Leave out any pictures and transcribe all other data below exactly.

====== Given information ======

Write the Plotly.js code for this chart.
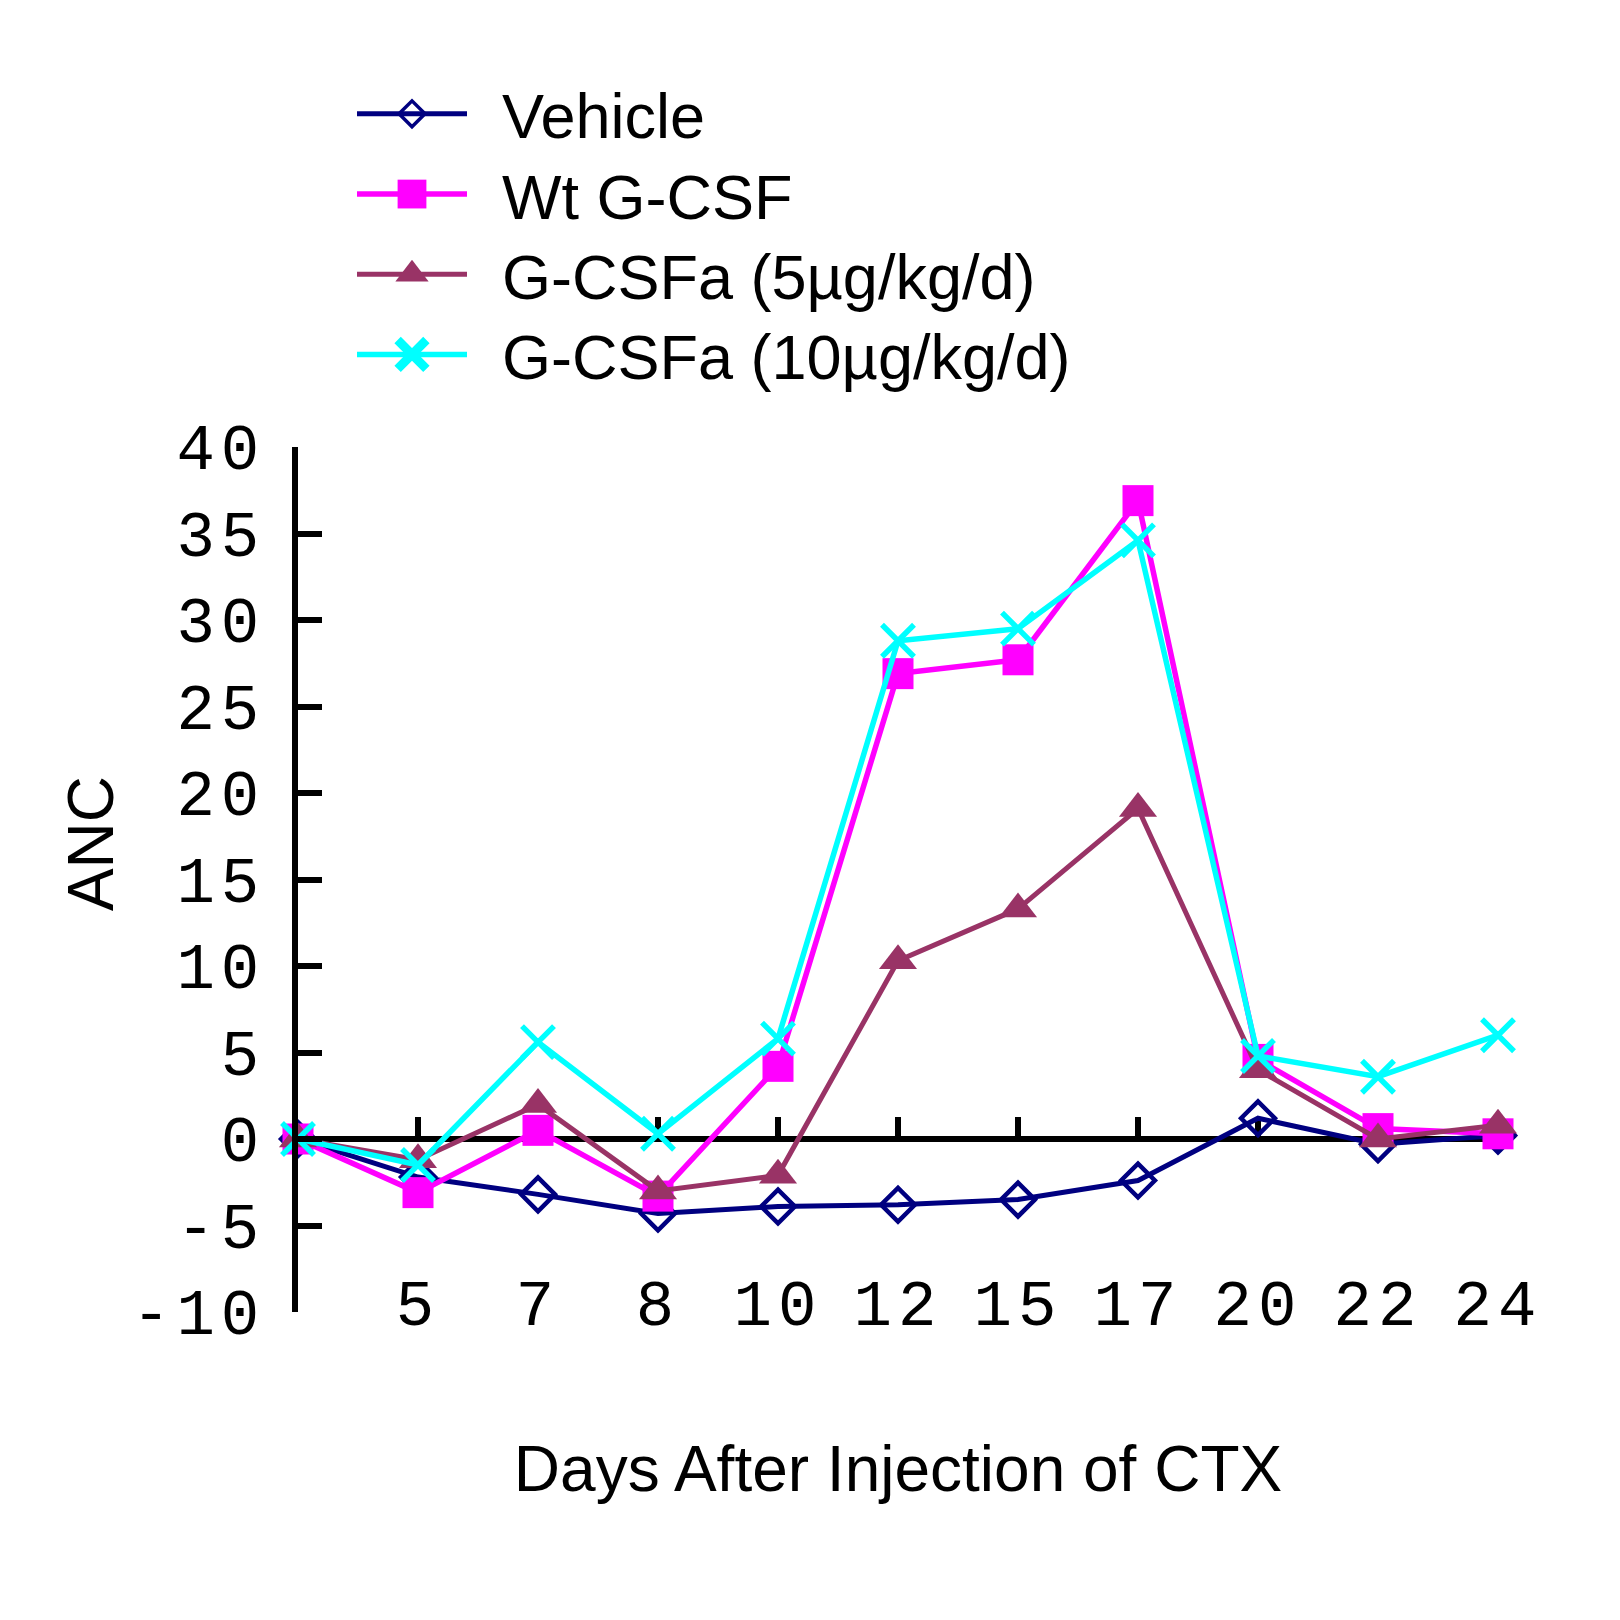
<!DOCTYPE html>
<html>
<head>
<meta charset="utf-8">
<script src="https://cdn.plot.ly/plotly-3.0.1.min.js"></script>
<style>
  html, body { margin: 0; padding: 0; background: #ffffff; }
  #chart { width: 1620px; height: 1620px; }
  .xtick text, .ytick text { letter-spacing: 6px; }
  .legend .legendtext { transform: translateX(30px); }
  .legend g.scrollbox { clip-path: none !important; }
</style>
</head>
<body>
<div id="chart"></div>
<script>
// ---- data ----
const days = ['0', '5', '7', '8', '10', '12', '15', '17', '20', '22', '24'];
const vehicle = [0, -2.2, -3.2, -4.3, -3.9, -3.8, -3.5, -2.4, 1.2, -0.3, 0.2];
const wtGcsf  = [0, -3.1, 0.5, -3.3, 4.2, 26.9, 27.7, 36.9, 4.6, 0.6, 0.3];
const gcsfa5  = [0, -1.2, 2.0, -3.0, -2.1, 10.3, 13.3, 19.1, 4.0, 0.0, 0.8];
const gcsfa10 = [0, -1.5, 5.6, 0.3, 5.8, 28.8, 29.5, 34.6, 4.8, 3.6, 6.0];
const seriesNames = ['Vehicle', 'Wt G-CSF', 'G-CSFa (5\u00b5g/kg/d)', 'G-CSFa (10\u00b5g/kg/d)'];
const yTicks = [-10, -5, 0, 5, 10, 15, 20, 25, 30, 35, 40];
const yTickLabels = ['-10', '-5', '0', '5', '10', '15', '20', '25', '30', '35', '40'];

// evenly spaced category positions
const pos = days.map((d, i) => i);
const labelPos = pos.slice(1);
const labelText = days.slice(1);

const sans = 'Liberation Sans, Arial, sans-serif';
const mono = 'Liberation Mono, Courier New, monospace';

const traces = [
  {
    x: pos, y: vehicle, name: seriesNames[0], type: 'scatter', mode: 'lines+markers',
    line: {color: '#000080', width: 5},
    marker: {symbol: 'diamond-open', size: 26, color: '#000080', line: {width: 4.5, color: '#000080'}},
    cliponaxis: false
  },
  {
    x: pos, y: wtGcsf, name: seriesNames[1], type: 'scatter', mode: 'lines+markers',
    line: {color: '#ff00ff', width: 5.5},
    marker: {symbol: 'square', size: 31, color: '#ff00ff'},
    cliponaxis: false
  },
  {
    x: pos, y: gcsfa5, name: seriesNames[2], type: 'scatter', mode: 'lines+markers',
    line: {color: '#993366', width: 5},
    marker: {symbol: 'triangle-up', size: 33, color: '#993366'},
    cliponaxis: false
  },
  {
    x: pos, y: gcsfa10, name: seriesNames[3], type: 'scatter', mode: 'lines+markers',
    xaxis: 'x2',
    line: {color: '#00ffff', width: 5.5},
    marker: {symbol: 'x-thin', size: 32, color: '#00ffff', line: {width: 5.5, color: '#00ffff'}},
    cliponaxis: false
  }
];

const layout = {
  width: 1620, height: 1620,
  margin: {l: 298, r: 122, t: 447, b: 308, pad: 0},
  paper_bgcolor: '#ffffff', plot_bgcolor: '#ffffff',
  showlegend: true,
  legend: {
    x: 0.045, xanchor: 'left', y: 1.44, yanchor: 'top',
    font: {family: sans, size: 63, color: '#000000'},
    itemwidth: 110, tracegroupgap: 0, bgcolor: 'rgba(0,0,0,0)'
  },
  xaxis: {
    range: [0, 10], anchor: 'free', position: 0.06,
    tickmode: 'array', tickvals: labelPos, ticktext: labelText,
    showline: false, ticks: '', showgrid: false, zeroline: false,
    tickfont: {family: mono, size: 64, color: '#000000'},
    title: {text: 'Days After Injection of CTX', font: {family: sans, size: 64, color: '#000000'}, standoff: 103}
  },
  xaxis2: {
    range: [0, 10], overlaying: 'x', anchor: 'free', position: 0.2,
    tickmode: 'array', tickvals: labelPos, showticklabels: false,
    showline: false, ticks: 'inside', ticklen: 22, tickwidth: 6, tickcolor: '#000000',
    showgrid: false, zeroline: false, layer: 'below traces'
  },
  yaxis: {
    range: [-10, 40], tickmode: 'array', tickvals: yTicks, ticktext: yTickLabels,
    showline: true, linewidth: 6, linecolor: '#000000',
    ticks: 'inside', ticklen: 24, tickwidth: 6, tickcolor: '#000000',
    ticklabelstandoff: 14,
    showgrid: false, zeroline: true, zerolinecolor: '#000000', zerolinewidth: 5.5,
    tickfont: {family: mono, size: 64, color: '#000000'},
    title: {text: 'ANC', font: {family: sans, size: 64, color: '#000000'}, standoff: 0}
  }
};

Plotly.newPlot('chart', traces, layout, {displayModeBar: false, staticPlot: true}).then(function (gd) {
  // enlarge legend symbols (Plotly caps them at 16px)
  gd.querySelectorAll('.legend g.traces').forEach(function (g, i) {
    g.querySelectorAll('.legendpoints path.scatterpts').forEach(function (p) {
      const t = p.getAttribute('transform') || '';
      if (i === 0) {
        p.setAttribute('transform', t + ' scale(1.25)');
        p.style.strokeWidth = '2.8px';
      } else {
        p.setAttribute('transform', t + ' scale(1.8)');
      }
    });
    // tighten legend rows slightly, as in the reference
    const tg = g.getAttribute('transform') || '';
    g.setAttribute('transform', tg + ' translate(0,' + (-4.7 * i) + ')');
  });
  // raise the ANC title a little, as in the reference
  const yt = gd.querySelector('.ytitle');
  if (yt) {
    const t = yt.getAttribute('transform') || '';
    yt.setAttribute('transform', t + ' translate(36,0)');
  }
});
</script>
</body>
</html>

======

**Full answer**.
Write the Plotly.js code for this chart.
<!DOCTYPE html>
<html>
<head>
<meta charset="utf-8">
<script src="https://cdn.plot.ly/plotly-3.0.1.min.js"></script>
<style>
  html, body { margin: 0; padding: 0; background: #ffffff; }
  #chart { width: 1620px; height: 1620px; }
  .xtick text, .ytick text { letter-spacing: 6px; }
  .legend .legendtext { transform: translateX(30px); }
  .legend g.scrollbox { clip-path: none !important; }
</style>
</head>
<body>
<div id="chart"></div>
<script>
// ---- data ----
const days = ['0', '5', '7', '8', '10', '12', '15', '17', '20', '22', '24'];
const vehicle = [0, -2.2, -3.2, -4.3, -3.9, -3.8, -3.5, -2.4, 1.2, -0.3, 0.2];
const wtGcsf  = [0, -3.1, 0.5, -3.3, 4.2, 26.9, 27.7, 36.9, 4.6, 0.6, 0.3];
const gcsfa5  = [0, -1.2, 2.0, -3.0, -2.1, 10.3, 13.3, 19.1, 4.0, 0.0, 0.8];
const gcsfa10 = [0, -1.5, 5.6, 0.3, 5.8, 28.8, 29.5, 34.6, 4.8, 3.6, 6.0];
const seriesNames = ['Vehicle', 'Wt G-CSF', 'G-CSFa (5\u00b5g/kg/d)', 'G-CSFa (10\u00b5g/kg/d)'];
const yTicks = [-10, -5, 0, 5, 10, 15, 20, 25, 30, 35, 40];
const yTickLabels = ['-10', '-5', '0', '5', '10', '15', '20', '25', '30', '35', '40'];

// evenly spaced category positions
const pos = days.map((d, i) => i);
const labelPos = pos.slice(1);
const labelText = days.slice(1);

const sans = 'Liberation Sans, Arial, sans-serif';
const mono = 'Liberation Mono, Courier New, monospace';

const traces = [
  {
    x: pos, y: vehicle, name: seriesNames[0], type: 'scatter', mode: 'lines+markers',
    line: {color: '#000080', width: 5},
    marker: {symbol: 'diamond-open', size: 26, color: '#000080', line: {width: 4.5, color: '#000080'}},
    cliponaxis: false
  },
  {
    x: pos, y: wtGcsf, name: seriesNames[1], type: 'scatter', mode: 'lines+markers',
    line: {color: '#ff00ff', width: 5.5},
    marker: {symbol: 'square', size: 31, color: '#ff00ff'},
    cliponaxis: false
  },
  {
    x: pos, y: gcsfa5, name: seriesNames[2], type: 'scatter', mode: 'lines+markers',
    line: {color: '#993366', width: 5},
    marker: {symbol: 'triangle-up', size: 33, color: '#993366'},
    cliponaxis: false
  },
  {
    x: pos, y: gcsfa10, name: seriesNames[3], type: 'scatter', mode: 'lines+markers',
    xaxis: 'x2',
    line: {color: '#00ffff', width: 5.5},
    marker: {symbol: 'x-thin', size: 32, color: '#00ffff', line: {width: 5.5, color: '#00ffff'}},
    cliponaxis: false
  }
];

const layout = {
  width: 1620, height: 1620,
  margin: {l: 298, r: 122, t: 447, b: 308, pad: 0},
  paper_bgcolor: '#ffffff', plot_bgcolor: '#ffffff',
  showlegend: true,
  legend: {
    x: 0.045, xanchor: 'left', y: 1.44, yanchor: 'top',
    font: {family: sans, size: 63, color: '#000000'},
    itemwidth: 110, tracegroupgap: 0, bgcolor: 'rgba(0,0,0,0)'
  },
  xaxis: {
    range: [0, 10], anchor: 'free', position: 0.06,
    tickmode: 'array', tickvals: labelPos, ticktext: labelText,
    showline: false, ticks: '', showgrid: false, zeroline: false,
    tickfont: {family: mono, size: 64, color: '#000000'},
    title: {text: 'Days After Injection of CTX', font: {family: sans, size: 64, color: '#000000'}, standoff: 103}
  },
  xaxis2: {
    range: [0, 10], overlaying: 'x', anchor: 'free', position: 0.2,
    tickmode: 'array', tickvals: labelPos, showticklabels: false,
    showline: false, ticks: 'inside', ticklen: 22, tickwidth: 6, tickcolor: '#000000',
    showgrid: false, zeroline: false, layer: 'below traces'
  },
  yaxis: {
    range: [-10, 40], tickmode: 'array', tickvals: yTicks, ticktext: yTickLabels,
    showline: true, linewidth: 6, linecolor: '#000000',
    ticks: 'inside', ticklen: 24, tickwidth: 6, tickcolor: '#000000',
    ticklabelstandoff: 14,
    showgrid: false, zeroline: true, zerolinecolor: '#000000', zerolinewidth: 5.5,
    tickfont: {family: mono, size: 64, color: '#000000'},
    title: {text: 'ANC', font: {family: sans, size: 64, color: '#000000'}, standoff: 0}
  }
};

Plotly.newPlot('chart', traces, layout, {displayModeBar: false, staticPlot: true}).then(function (gd) {
  // enlarge legend symbols (Plotly caps them at 16px)
  gd.querySelectorAll('.legend g.traces').forEach(function (g, i) {
    g.querySelectorAll('.legendpoints path.scatterpts').forEach(function (p) {
      const t = p.getAttribute('transform') || '';
      if (i === 0) {
        p.setAttribute('transform', t + ' scale(1.25)');
        p.style.strokeWidth = '2.8px';
      } else {
        p.setAttribute('transform', t + ' scale(1.8)');
      }
    });
    // tighten legend rows slightly, as in the reference
    const tg = g.getAttribute('transform') || '';
    g.setAttribute('transform', tg + ' translate(0,' + (-4.7 * i) + ')');
  });
  // raise the ANC title a little, as in the reference
  const yt = gd.querySelector('.ytitle');
  if (yt) {
    const t = yt.getAttribute('transform') || '';
    yt.setAttribute('transform', t + ' translate(36,0)');
  }
});
</script>
</body>
</html>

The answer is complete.